======== Data provided ========
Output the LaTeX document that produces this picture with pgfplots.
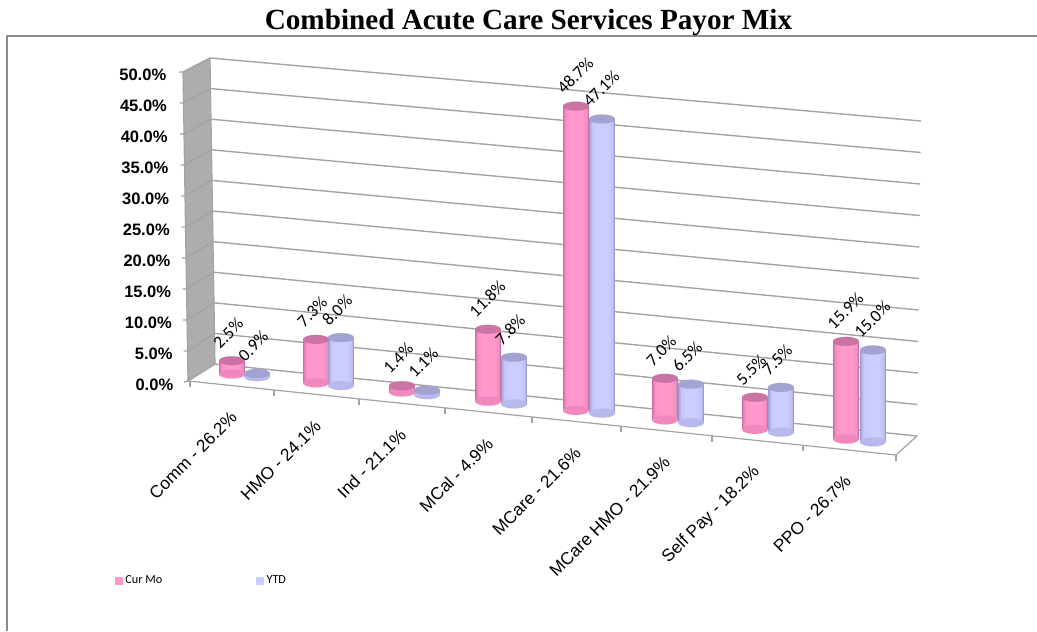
\documentclass[border=0pt]{standalone}
\usepackage{fontspec}
\usepackage{pgfplots}
\usepackage{pgfplotstable}
\pgfplotsset{compat=1.18}
\setmainfont{Liberation Sans}
\newfontfamily\titlefont{Liberation Serif}
\newfontfamily\calfont{Carlito}

\definecolor{framegray}{HTML}{8C8C8C}
\definecolor{gridgray}{HTML}{A3A3A3}
\definecolor{wallgray}{HTML}{ADADAD}
\definecolor{curhi}{HTML}{FF99CC}
\definecolor{curedge}{HTML}{CC6FA6}
\definecolor{curcap}{HTML}{CB73A3}
\definecolor{curbase}{HTML}{F088BE}
\definecolor{ytdhi}{HTML}{CCCCFF}
\definecolor{ytdedge}{HTML}{9A9ACC}
\definecolor{ytdcap}{HTML}{A3A3D1}
\definecolor{ytdbase}{HTML}{B8B8EC}

% x = bar centre in pixels, val = percent
\pgfplotstableread{
x val
232 2.5
316 7.3
402 1.4
488 11.8
576 48.7
665 7.0
755 5.5
846 15.9
}\curdata
\pgfplotstableread{
x val
257 0.9
341 8.0
427 1.1
514 7.8
602 47.1
691 6.5
781 7.5
873 15.0
}\ytddata

% floor line and bar height, in pixels
\newcommand{\basey}{(374+0.106*(\thisrow{x}-232))}
\newcommand{\barh}{(6.3*\thisrow{val}-2.5)}

% bottom ellipse: table, width px, colour
\newcommand{\cylbase}[3]{%
  \addplot[forget plot, only marks, mark=*, mark size=#2*0.375pt,
    mark options={draw=#3, line width=0.1pt, fill=#3, yscale=9/#2}]
    table[x=x, y expr=\basey] {#1};
}
% body of a shading layer: table, width px, colour
\newcommand{\cylbody}[3]{%
  \addplot[forget plot, draw=none, no markers,
    error bars/.cd, y dir=minus, y explicit, error mark=none,
    error bar style={draw=#3, solid, line width=#2*0.75pt}]
    table[x=x, y expr=\basey, y error minus expr=\barh] {#1};
}
% cap with the value label: table, colour
\newcommand{\cylcap}[2]{%
  \addplot[forget plot, only marks, mark=*, mark size=9.75pt,
    mark options={draw=#2, line width=0.1pt, fill=#2, yscale=9/26},
    point meta=explicit,
    nodes near coords={\pgfmathprintnumber[fixed,fixed zerofill,precision=1,assume math mode=true]{\pgfplotspointmeta}\%},
    every node near coord/.append style={xshift=-12pt, yshift=11.5pt, anchor=west, rotate=45,
      inner sep=0pt, text=black, font=\calfont\fontsize{13}{15}\selectfont}]
    table[x=x, y expr=\basey-\barh, meta=val] {#1};
}
% whole set of cylinders: table, highlight, edge, cap, base
\newcommand{\cylinders}[5]{%
  \cylbase{#1}{26}{#5}
  \cylbody{#1}{26}{#3}
  \cylbody{#1}{24.5}{#2!35!#3}
  \cylbody{#1}{23}{#2!60!#3}
  \cylbody{#1}{21}{#2!80!#3}
  \cylbody{#1}{18}{#2!92!#3}
  \cylbody{#1}{13}{#2}
  \cylcap{#1}{#4}
}
% plain line in pixel coordinates
\newcommand{\gridl}[8]{%
  \addplot[forget plot, gridgray, line width=1.05pt] coordinates {(#1,#2) (#3,#4) (#5,#6) (#7,#8)};
}
\newcommand{\seg}[4]{%
  \addplot[forget plot, gridgray, line width=0.9pt] coordinates {(#1,#2) (#3,#4)};
}
\newcommand{\ylab}[3]{\node[anchor=east, inner sep=0pt, font=\bfseries\fontsize{12.4}{14}\selectfont] at (axis cs:#1,#2) {#3};}
\newcommand{\xlab}[3]{\node[anchor=east, inner sep=0pt, rotate=45, font=\fontsize{13}{15}\selectfont] at (axis cs:#1,#2) {#3};}

\begin{document}
\begin{tikzpicture}
\path[use as bounding box] (0,0) rectangle (777.75pt,473.25pt);
\begin{axis}[
    at={(0,0)}, anchor=south west,
    scale only axis, width=777.75pt, height=473.25pt,
    xmin=0, xmax=1037, ymin=0, ymax=631, y dir=reverse,
    hide axis, clip=false,
    legend style={at={(axis cs:115,581)}, anchor=west, draw=none, fill=none,
      legend columns=2, font=\calfont\fontsize{9.2}{11}\selectfont, inner sep=0pt,
      /tikz/every even column/.style={column sep=68.5pt}},
    legend cell align=left,
]
% frame
\addplot[forget plot, framegray, line width=1.1pt] coordinates {(7,631) (7,36) (1037,36)};

% side wall
\addplot[forget plot, draw=none, fill=wallgray] coordinates {(183,72) (210,58) (215,364) (188,381)} -- cycle;
\seg{183}{72}{188}{381}
\seg{210}{58}{215}{364}

% gridlines: tick, front of wall, back of wall, right end
\gridl{179}{72}{183}{72}{210}{58}{921}{121}
\gridl{179.5}{103}{183.5}{103}{210.5}{88.6}{920.6}{152.5}
\gridl{180}{134}{184}{134}{211}{119.2}{920.2}{184}
\gridl{180.5}{165}{184.5}{165}{211.5}{149.8}{919.8}{215.5}
\gridl{181}{196}{185}{196}{212}{180.4}{919.4}{247}
\gridl{181.5}{227}{185.5}{227}{212.5}{211}{919}{278.5}
\gridl{182}{258}{186}{258}{213}{241.6}{918.6}{310}
\gridl{182.5}{289}{186.5}{289}{213.5}{272.2}{918.2}{341.5}
\gridl{183}{320}{187}{320}{214}{302.8}{917.8}{373}
\gridl{183.5}{351}{187.5}{351}{214.5}{333.4}{917.4}{404.5}
\gridl{184}{382}{188}{381}{215}{364}{917}{436}

% floor
\seg{188}{381}{896}{455}
\seg{896}{455}{917}{436}
\seg{190}{381}{190}{387}
\seg{274}{390}{274}{396}
\seg{359}{399}{359}{405}
\seg{445}{408}{445}{414}
\seg{532}{417}{532}{423}
\seg{621}{426}{621}{432}
\seg{712}{436}{712}{442}
\seg{803}{445}{803}{451}
\seg{896}{455}{896}{461}

% bars
\cylinders{\curdata}{curhi}{curedge}{curcap}{curbase}
\cylinders{\ytddata}{ytdhi}{ytdedge}{ytdcap}{ytdbase}

% value axis labels
\ylab{166.5}{75}{50.0\%}
\ylab{167.2}{106}{45.0\%}
\ylab{167.9}{137}{40.0\%}
\ylab{168.6}{168}{35.0\%}
\ylab{169.3}{199}{30.0\%}
\ylab{170}{230}{25.0\%}
\ylab{170.7}{261}{20.0\%}
\ylab{171.4}{292}{15.0\%}
\ylab{172.1}{323}{10.0\%}
\ylab{172.8}{354}{5.0\%}
\ylab{173.5}{385}{0.0\%}

% category labels
\xlab{234}{414}{Comm - 26.2\%}
\xlab{318}{423}{HMO - 24.1\%}
\xlab{403}{432}{Ind - 21.1\%}
\xlab{490}{441}{MCal - 4.9\%}
\xlab{578}{450}{MCare - 21.6\%}
\xlab{667}{459}{MCare HMO - 21.9\%}
\xlab{757}{469}{Self Pay - 18.2\%}
\xlab{848}{478}{PPO - 26.7\%}

% title
\node[anchor=center, inner sep=0pt, font=\titlefont\bfseries\fontsize{21.9}{24}\selectfont] at (axis cs:528.5,22.5) {Combined Acute Care Services Payor Mix};

% legend
\addlegendimage{legend image code/.code={\fill[curhi] (0pt,-2.6pt) rectangle (5.2pt,2.6pt);}}
\addlegendentry{Cur Mo}
\addlegendimage{legend image code/.code={\fill[ytdhi] (0pt,-2.6pt) rectangle (5.2pt,2.6pt);}}
\addlegendentry{YTD}
\end{axis}
\end{tikzpicture}
\end{document}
========
What you have to do -
Leave out the pictures and output the rest of the material exactly as written.

Output of the task -
Output the LaTeX document that produces this picture with pgfplots.
\documentclass[border=0pt]{standalone}
\usepackage{fontspec}
\usepackage{pgfplots}
\usepackage{pgfplotstable}
\pgfplotsset{compat=1.18}
\setmainfont{Liberation Sans}
\newfontfamily\titlefont{Liberation Serif}
\newfontfamily\calfont{Carlito}

\definecolor{framegray}{HTML}{8C8C8C}
\definecolor{gridgray}{HTML}{A3A3A3}
\definecolor{wallgray}{HTML}{ADADAD}
\definecolor{curhi}{HTML}{FF99CC}
\definecolor{curedge}{HTML}{CC6FA6}
\definecolor{curcap}{HTML}{CB73A3}
\definecolor{curbase}{HTML}{F088BE}
\definecolor{ytdhi}{HTML}{CCCCFF}
\definecolor{ytdedge}{HTML}{9A9ACC}
\definecolor{ytdcap}{HTML}{A3A3D1}
\definecolor{ytdbase}{HTML}{B8B8EC}

% x = bar centre in pixels, val = percent
\pgfplotstableread{
x val
232 2.5
316 7.3
402 1.4
488 11.8
576 48.7
665 7.0
755 5.5
846 15.9
}\curdata
\pgfplotstableread{
x val
257 0.9
341 8.0
427 1.1
514 7.8
602 47.1
691 6.5
781 7.5
873 15.0
}\ytddata

% floor line and bar height, in pixels
\newcommand{\basey}{(374+0.106*(\thisrow{x}-232))}
\newcommand{\barh}{(6.3*\thisrow{val}-2.5)}

% bottom ellipse: table, width px, colour
\newcommand{\cylbase}[3]{%
  \addplot[forget plot, only marks, mark=*, mark size=#2*0.375pt,
    mark options={draw=#3, line width=0.1pt, fill=#3, yscale=9/#2}]
    table[x=x, y expr=\basey] {#1};
}
% body of a shading layer: table, width px, colour
\newcommand{\cylbody}[3]{%
  \addplot[forget plot, draw=none, no markers,
    error bars/.cd, y dir=minus, y explicit, error mark=none,
    error bar style={draw=#3, solid, line width=#2*0.75pt}]
    table[x=x, y expr=\basey, y error minus expr=\barh] {#1};
}
% cap with the value label: table, colour
\newcommand{\cylcap}[2]{%
  \addplot[forget plot, only marks, mark=*, mark size=9.75pt,
    mark options={draw=#2, line width=0.1pt, fill=#2, yscale=9/26},
    point meta=explicit,
    nodes near coords={\pgfmathprintnumber[fixed,fixed zerofill,precision=1,assume math mode=true]{\pgfplotspointmeta}\%},
    every node near coord/.append style={xshift=-12pt, yshift=11.5pt, anchor=west, rotate=45,
      inner sep=0pt, text=black, font=\calfont\fontsize{13}{15}\selectfont}]
    table[x=x, y expr=\basey-\barh, meta=val] {#1};
}
% whole set of cylinders: table, highlight, edge, cap, base
\newcommand{\cylinders}[5]{%
  \cylbase{#1}{26}{#5}
  \cylbody{#1}{26}{#3}
  \cylbody{#1}{24.5}{#2!35!#3}
  \cylbody{#1}{23}{#2!60!#3}
  \cylbody{#1}{21}{#2!80!#3}
  \cylbody{#1}{18}{#2!92!#3}
  \cylbody{#1}{13}{#2}
  \cylcap{#1}{#4}
}
% plain line in pixel coordinates
\newcommand{\gridl}[8]{%
  \addplot[forget plot, gridgray, line width=1.05pt] coordinates {(#1,#2) (#3,#4) (#5,#6) (#7,#8)};
}
\newcommand{\seg}[4]{%
  \addplot[forget plot, gridgray, line width=0.9pt] coordinates {(#1,#2) (#3,#4)};
}
\newcommand{\ylab}[3]{\node[anchor=east, inner sep=0pt, font=\bfseries\fontsize{12.4}{14}\selectfont] at (axis cs:#1,#2) {#3};}
\newcommand{\xlab}[3]{\node[anchor=east, inner sep=0pt, rotate=45, font=\fontsize{13}{15}\selectfont] at (axis cs:#1,#2) {#3};}

\begin{document}
\begin{tikzpicture}
\path[use as bounding box] (0,0) rectangle (777.75pt,473.25pt);
\begin{axis}[
    at={(0,0)}, anchor=south west,
    scale only axis, width=777.75pt, height=473.25pt,
    xmin=0, xmax=1037, ymin=0, ymax=631, y dir=reverse,
    hide axis, clip=false,
    legend style={at={(axis cs:115,581)}, anchor=west, draw=none, fill=none,
      legend columns=2, font=\calfont\fontsize{9.2}{11}\selectfont, inner sep=0pt,
      /tikz/every even column/.style={column sep=68.5pt}},
    legend cell align=left,
]
% frame
\addplot[forget plot, framegray, line width=1.1pt] coordinates {(7,631) (7,36) (1037,36)};

% side wall
\addplot[forget plot, draw=none, fill=wallgray] coordinates {(183,72) (210,58) (215,364) (188,381)} -- cycle;
\seg{183}{72}{188}{381}
\seg{210}{58}{215}{364}

% gridlines: tick, front of wall, back of wall, right end
\gridl{179}{72}{183}{72}{210}{58}{921}{121}
\gridl{179.5}{103}{183.5}{103}{210.5}{88.6}{920.6}{152.5}
\gridl{180}{134}{184}{134}{211}{119.2}{920.2}{184}
\gridl{180.5}{165}{184.5}{165}{211.5}{149.8}{919.8}{215.5}
\gridl{181}{196}{185}{196}{212}{180.4}{919.4}{247}
\gridl{181.5}{227}{185.5}{227}{212.5}{211}{919}{278.5}
\gridl{182}{258}{186}{258}{213}{241.6}{918.6}{310}
\gridl{182.5}{289}{186.5}{289}{213.5}{272.2}{918.2}{341.5}
\gridl{183}{320}{187}{320}{214}{302.8}{917.8}{373}
\gridl{183.5}{351}{187.5}{351}{214.5}{333.4}{917.4}{404.5}
\gridl{184}{382}{188}{381}{215}{364}{917}{436}

% floor
\seg{188}{381}{896}{455}
\seg{896}{455}{917}{436}
\seg{190}{381}{190}{387}
\seg{274}{390}{274}{396}
\seg{359}{399}{359}{405}
\seg{445}{408}{445}{414}
\seg{532}{417}{532}{423}
\seg{621}{426}{621}{432}
\seg{712}{436}{712}{442}
\seg{803}{445}{803}{451}
\seg{896}{455}{896}{461}

% bars
\cylinders{\curdata}{curhi}{curedge}{curcap}{curbase}
\cylinders{\ytddata}{ytdhi}{ytdedge}{ytdcap}{ytdbase}

% value axis labels
\ylab{166.5}{75}{50.0\%}
\ylab{167.2}{106}{45.0\%}
\ylab{167.9}{137}{40.0\%}
\ylab{168.6}{168}{35.0\%}
\ylab{169.3}{199}{30.0\%}
\ylab{170}{230}{25.0\%}
\ylab{170.7}{261}{20.0\%}
\ylab{171.4}{292}{15.0\%}
\ylab{172.1}{323}{10.0\%}
\ylab{172.8}{354}{5.0\%}
\ylab{173.5}{385}{0.0\%}

% category labels
\xlab{234}{414}{Comm - 26.2\%}
\xlab{318}{423}{HMO - 24.1\%}
\xlab{403}{432}{Ind - 21.1\%}
\xlab{490}{441}{MCal - 4.9\%}
\xlab{578}{450}{MCare - 21.6\%}
\xlab{667}{459}{MCare HMO - 21.9\%}
\xlab{757}{469}{Self Pay - 18.2\%}
\xlab{848}{478}{PPO - 26.7\%}

% title
\node[anchor=center, inner sep=0pt, font=\titlefont\bfseries\fontsize{21.9}{24}\selectfont] at (axis cs:528.5,22.5) {Combined Acute Care Services Payor Mix};

% legend
\addlegendimage{legend image code/.code={\fill[curhi] (0pt,-2.6pt) rectangle (5.2pt,2.6pt);}}
\addlegendentry{Cur Mo}
\addlegendimage{legend image code/.code={\fill[ytdhi] (0pt,-2.6pt) rectangle (5.2pt,2.6pt);}}
\addlegendentry{YTD}
\end{axis}
\end{tikzpicture}
\end{document}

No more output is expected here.